Unable to sit still, he drove into town thinking he might go to the bar, have some nachos and beer, and try to make sense out of everything that had happened since he’d returned home.
But a block away from the bar, he saw a uniformed figure come stumbling out, then weave his way across the street. Cooper sighed, all his instincts telling him to leave the sheriff be as he drove on by pretending not to see him. But as drunk as Stu was, he realized he couldn’t let him drive home and he was headed for his patrol SUV.
He swore and made a U-turn in the middle of the street, tires screaming, to go back.
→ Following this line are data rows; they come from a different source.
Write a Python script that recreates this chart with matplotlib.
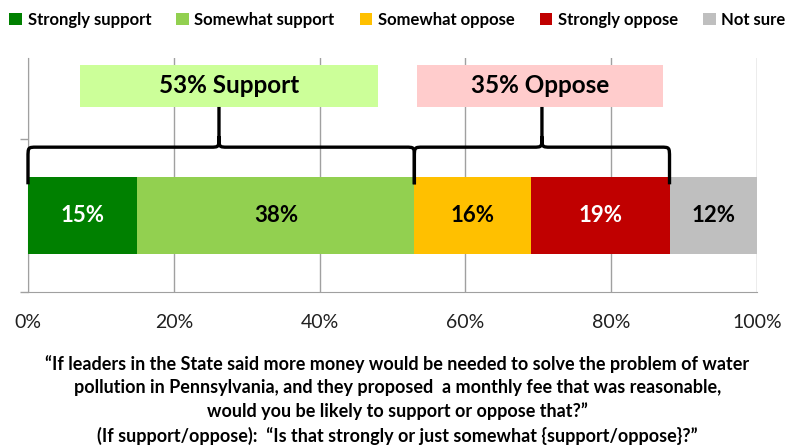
import matplotlib
matplotlib.use("Agg")
import matplotlib.pyplot as plt
from matplotlib.path import Path
from matplotlib.patches import PathPatch, Rectangle
from matplotlib.ticker import FuncFormatter

plt.rcParams['font.family'] = ['Lato', 'DejaVu Sans']

categories = ["Strongly support", "Somewhat support", "Somewhat oppose", "Strongly oppose", "Not sure"]
values = [15, 38, 16, 19, 12]
colors = ["#008000", "#92D050", "#FFC000", "#C00000", "#BFBFBF"]
label_colors = ["white", "black", "black", "white", "black"]
x_ticks = [0, 20, 40, 60, 80, 100]
support_label = "53% Support"
oppose_label = "35% Oppose"
support_total = 53
oppose_total = 35
caption = ("\u201cIf leaders in the State said more money would be needed to solve the problem of water\n"
           "pollution in Pennsylvania, and they proposed  a monthly fee that was reasonable,\n"
           "would you be likely to support or oppose that?\u201d\n"
           "(If support/oppose):  \u201cIs that strongly or just somewhat {support/oppose}?\u201d")

fig = plt.figure(figsize=(7.95, 4.47), dpi=100)
ax = fig.add_axes([0.0352, 0.3468, 0.9170, 0.5234])

left = 0
for cat, v, c, lc in zip(categories, values, colors, label_colors):
    ax.barh(0, v, left=left, height=0.5, color=c, label=cat, zorder=3)
    ax.text(left + v / 2, 0, f"{v}%", ha="center", va="center", color=lc,
            fontsize=16, fontweight="bold", zorder=4)
    left += v

ax.set_xlim(0, 100)
ax.set_ylim(-0.5, 1.03)
ax.set_xticks(x_ticks)
ax.xaxis.set_major_formatter(FuncFormatter(lambda v, p: f"{v:.0f}%"))
ax.set_yticks([-0.5, 0.5])
ax.set_yticklabels([])
ax.tick_params(axis="y", length=6, color="#A0A0A0", width=1)
ax.tick_params(axis="x", length=0, labelsize=14, pad=16, colors="#202020")
ax.grid(axis="x", color="#A0A0A0", lw=1, zorder=0)
for s in ["top", "right"]:
    ax.spines[s].set_visible(False)
for s in ["left", "bottom"]:
    ax.spines[s].set_color("#A0A0A0")
    ax.spines[s].set_zorder(1)


def brace(x0, x1, xm, ytip, yh, ytop, rx=1.2, ry=0.07):
    verts = [(x0, ytip), (x0, yh - ry), (x0, yh), (x0, yh), (x0 + rx, yh),
             (xm - rx, yh), (xm, yh), (xm, yh), (xm, yh + ry), (xm, ytop),
             (xm, yh + ry), (xm, yh), (xm, yh), (xm + rx, yh),
             (x1 - rx, yh), (x1, yh), (x1, yh), (x1, yh - ry), (x1, ytip)]
    codes = [Path.MOVETO, Path.LINETO, Path.CURVE4, Path.CURVE4, Path.CURVE4,
             Path.LINETO, Path.CURVE4, Path.CURVE4, Path.CURVE4, Path.LINETO,
             Path.MOVETO, Path.CURVE4, Path.CURVE4, Path.CURVE4,
             Path.LINETO, Path.CURVE4, Path.CURVE4, Path.CURVE4, Path.LINETO]
    p = PathPatch(Path(verts, codes), fill=False, lw=2.4, ec="black",
                  zorder=5, capstyle="butt", joinstyle="round", clip_on=False)
    ax.add_patch(p)


ytip, yh, ytop = 0.204, 0.447, 0.71
brace(0, support_total, 26.2, ytip, yh, ytop)
brace(support_total, support_total + oppose_total, 70.5, ytip, yh, ytop)

box_y0, box_y1 = 0.71, 0.987
ax.add_patch(Rectangle((7.1, box_y0), 48.0 - 7.1, box_y1 - box_y0, fc="#CCFF99", ec="none", zorder=4))
ax.add_patch(Rectangle((53.4, box_y0), 87.1 - 53.4, box_y1 - box_y0, fc="#FFCCCC", ec="none", zorder=4))
ax.text((7.1 + 48.0) / 2, (box_y0 + box_y1) / 2, support_label, ha="center", va="center",
        fontsize=17.5, fontweight="bold", zorder=6)
ax.text((53.4 + 87.1) / 2, (box_y0 + box_y1) / 2, oppose_label, ha="center", va="center",
        fontsize=17.5, fontweight="bold", zorder=6)

fig.legend(loc="center", bbox_to_anchor=(0.5, 0.955), ncol=5, frameon=False,
           handlelength=0.75, handleheight=0.75, handletextpad=0.35, columnspacing=1.5,
           prop={"weight": "bold", "size": 12})

fig.text(0.5, 0.105, caption, ha="center", va="center", fontsize=13, fontweight="bold",
         linespacing=1.45)

fig.savefig("out.png", dpi=100)
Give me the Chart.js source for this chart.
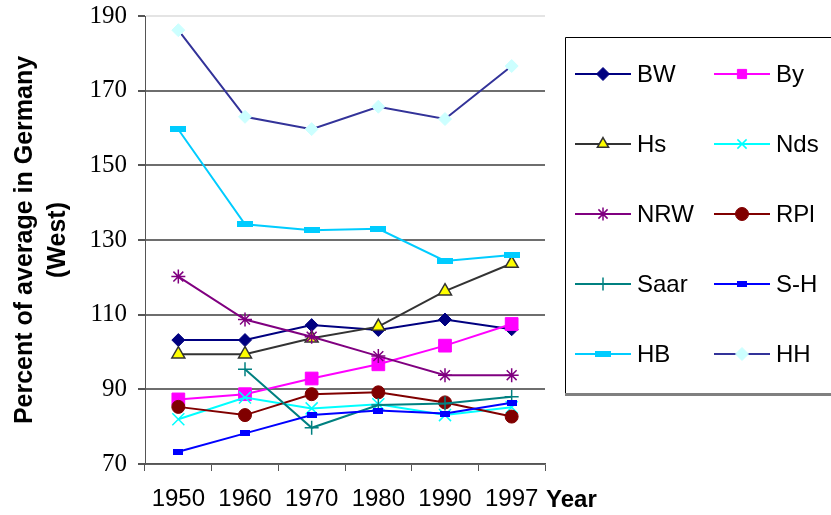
<!DOCTYPE html>
<html>
<head>
<meta charset="utf-8">
<script src="https://cdn.jsdelivr.net/npm/chart.js@4/dist/chart.umd.min.js"></script>
<style>
  html, body { margin: 0; padding: 0; background: #fff; }
  #wrap { width: 831px; height: 515px; position: relative; }
</style>
</head>
<body>
<div id="wrap"><canvas id="chart"></canvas></div>
<script>
// Daten (Prozent vom Durchschnitt, Westdeutschland)
const years = ['1950', '1960', '1970', '1980', '1990', '1997'];
const yTicks = [70, 90, 110, 130, 150, 170, 190];

const bw   = [103.2, 103.2, 107.2, 105.9, 108.7, 106.1];
const by   = [87.3, 88.7, 92.9, 96.7, 101.7, 107.5];
const hs   = [99.4, 99.4, 103.7, 106.8, 116.3, 123.7];
const nds  = [82.0, 87.8, 84.9, 86.0, 83.1, 85.2];
const nrw  = [120.2, 108.7, 104.1, 98.9, 93.8, 93.8];
const rpl  = [85.3, 83.1, 88.7, 89.2, 86.5, 82.7];
const saar = [null, 95.4, 79.7, 85.8, 86.2, 88.0];
const sh   = [73.3, 78.2, 83.1, 84.3, 83.5, 86.4];
const hb   = [159.6, 134.2, 132.6, 133.0, 124.4, 126.0];
const hh   = [186.2, 163.0, 159.7, 165.7, 162.4, 176.6];

// flache Rechteck-Marker (S-H, HB)
function barMarker(w, h, color) {
    const c = document.createElement('canvas');
    c.width = w;
    c.height = h;
    const g = c.getContext('2d');
    g.fillStyle = color;
    g.fillRect(0, 0, w, h);
    return c;
}

function series(label, data, line, style, radius, fill, border, bw) {
    return {
        label: label,
        data: data,
        borderColor: line,
        borderWidth: 2,
        tension: 0,
        pointStyle: style,
        pointRadius: radius,
        pointHoverRadius: radius,
        pointBackgroundColor: fill,
        pointBorderColor: border || fill,
        pointBorderWidth: bw || 1
    };
}

const datasets = [
    series('BW', bw, '#000080', 'rectRot', 6.5, '#000080'),
    series('By', by, '#FF00FF', 'rect', 9, '#FF00FF'),
    series('Hs', hs, '#333333', 'triangle', 7.5, '#FFFF00', '#333333', 1.5),
    series('Nds', nds, '#00FFFF', 'crossRot', 8.5, '#00FFFF', '#00FFFF', 1.5),
    series('NRW', nrw, '#800080', 'star', 7, '#800080', '#800080', 1.5),
    series('RPl', rpl, '#800000', 'circle', 6.5, '#800000'),
    series('Saar', saar, '#008080', 'cross', 7, '#008080', '#008080', 1.5),
    series('S-H', sh, '#0000FF', barMarker(10, 6, '#0000FF'), 5, '#0000FF'),
    series('HB', hb, '#00CCFF', barMarker(16, 6, '#00CCFF'), 8, '#00CCFF'),
    series('HH', hh, '#333399', 'rectRot', 6.5, '#CCFFFF')
];
// spätere Reihen oben zeichnen (wie Excel)
datasets.forEach(function(d, i) { d.order = datasets.length - i; });

// Legende im Kasten rechts + "Year" an der x-Achse
const boxLegend = {
    id: 'boxLegend',
    afterDraw: function(chart) {
        const ctx = chart.ctx;
        ctx.save();

        // Kasten
        ctx.strokeStyle = '#000';
        ctx.lineWidth = 1;
        ctx.beginPath();
        ctx.moveTo(565.5, 393);
        ctx.lineTo(565.5, 37.5);
        ctx.lineTo(831, 37.5);
        ctx.stroke();
        ctx.strokeStyle = '#808080';
        ctx.lineWidth = 3;
        ctx.beginPath();
        ctx.moveTo(565, 394.5);
        ctx.lineTo(831, 394.5);
        ctx.stroke();

        const ds = chart.data.datasets;
        const cols = [{ x0: 575, x1: 631, tx: 637 }, { x0: 714, x1: 770, tx: 776 }];
        ctx.font = '24px "Liberation Sans", Arial, sans-serif';
        ctx.textBaseline = 'middle';
        ctx.textAlign = 'left';
        for (let i = 0; i < ds.length; i++) {
            const col = cols[i % 2];
            const y = 74 + Math.floor(i / 2) * 70;
            const d = ds[i];
            ctx.strokeStyle = d.borderColor;
            ctx.lineWidth = 2;
            ctx.beginPath();
            ctx.moveTo(col.x0, y);
            ctx.lineTo(col.x1, y);
            ctx.stroke();

            ctx.fillStyle = d.pointBackgroundColor;
            ctx.strokeStyle = d.pointBorderColor;
            ctx.lineWidth = d.pointBorderWidth;
            Chart.helpers.drawPoint(ctx, {
                pointStyle: d.pointStyle,
                radius: Math.min(d.pointRadius, 6.5),
                rotation: 0,
                borderWidth: d.pointBorderWidth
            }, (col.x0 + col.x1) / 2, y);

            ctx.fillStyle = '#000';
            ctx.fillText(d.label, col.tx, y + 1);
        }

        ctx.font = 'bold 24px "Liberation Sans", Arial, sans-serif';
        ctx.fillStyle = '#000';
        ctx.fillText('Year', 546, 500);
        ctx.restore();
    }
};

new Chart(document.getElementById('chart'), {
    type: 'line',
    data: {
        labels: years,
        datasets: datasets
    },
    options: {
        responsive: true,
        maintainAspectRatio: false,
        animation: false,
        events: [],
        layout: {
            autoPadding: false,
            padding: { top: 16, right: 286, left: 0, bottom: 0 }
        },
        plugins: {
            legend: { display: false },
            tooltip: { enabled: false }
        },
        scales: {
            x: {
                type: 'category',
                offset: true,
                afterFit: function(scale) { scale.height = 51; },
                grid: {
                    offset: true,
                    drawOnChartArea: false,
                    drawTicks: true,
                    tickLength: 7,
                    color: '#555',
                    lineWidth: 1
                },
                border: { color: '#555', width: 1.5 },
                ticks: {
                    color: '#000',
                    padding: 14,
                    maxRotation: 0,
                    font: { family: '"Liberation Sans", Arial, sans-serif', size: 24 }
                }
            },
            y: {
                min: yTicks[0],
                max: yTicks[yTicks.length - 1],
                afterFit: function(scale) {
                    scale.width = 145;
                    scale.paddingTop = 0;
                    scale.paddingBottom = 0;
                },
                afterBuildTicks: function(scale) {
                    scale.ticks = yTicks.map(function(v) { return { value: v }; });
                },
                grid: {
                    color: function(c) {
                        return c.tick && c.tick.value === 190 ? '#e4e4e4' : '#6e6e6e';
                    },
                    tickColor: '#555',
                    lineWidth: 2,
                    tickLength: 7
                },
                border: { color: '#555', width: 1 },
                ticks: {
                    color: '#000',
                    padding: 11,
                    font: { family: '"Liberation Serif", "Times New Roman", serif', size: 25 }
                },
                title: {
                    display: true,
                    text: ['Percent of average in Germany', '(West)'],
                    color: '#000',
                    padding: { top: 9, bottom: 0 },
                    font: { family: '"Liberation Sans", Arial, sans-serif', size: 25, weight: 'bold', lineHeight: 1.32 }
                }
            }
        }
    },
    plugins: [boxLegend]
});
</script>
</body>
</html>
He pulled in behind the sheriff’s rig and got out.
“I should arrest you for that,” Stu said, having apparently stopped to watch him make the turn.
“A U-turn to come back and keep you from driving drunk?” He held out his wrists. “You got your cuffs on you?”
Stu staggered back, bumping into his patrol SUV, then pinging off it to stumble into the pines and sit down hard on the ground.
“You called the Feds,” he accused drunkenly.
“You didn’t act like you were going to do anything.”
“I told you. I didn’t get the messages.”
Did he believe that? Not really. “Had it been from anyone but me, you would have been out there at first light.”
The sheriff merely looked up at him from under hooded eyes. “I wasn’t in town. I’d just gotten back, barely making it into the office on time.”
Cooper ground his teeth and said nothing.
“Why don’t you sit down? You’re giving me a pain in my neck,” Stu said.
He hesitated, then sat down on the ground, both of them facing the street and the bar across from it.
“We found one of the four-wheelers smashed in the rocks,” Stuart said. “There was blood, but no body. We’re running DNA on the blood. If we get a match... Thought you’d want to know that I’m actually doing my thankless job. The Feds are taking it from here. I’m sure they’ll be a lot more thorough than me.”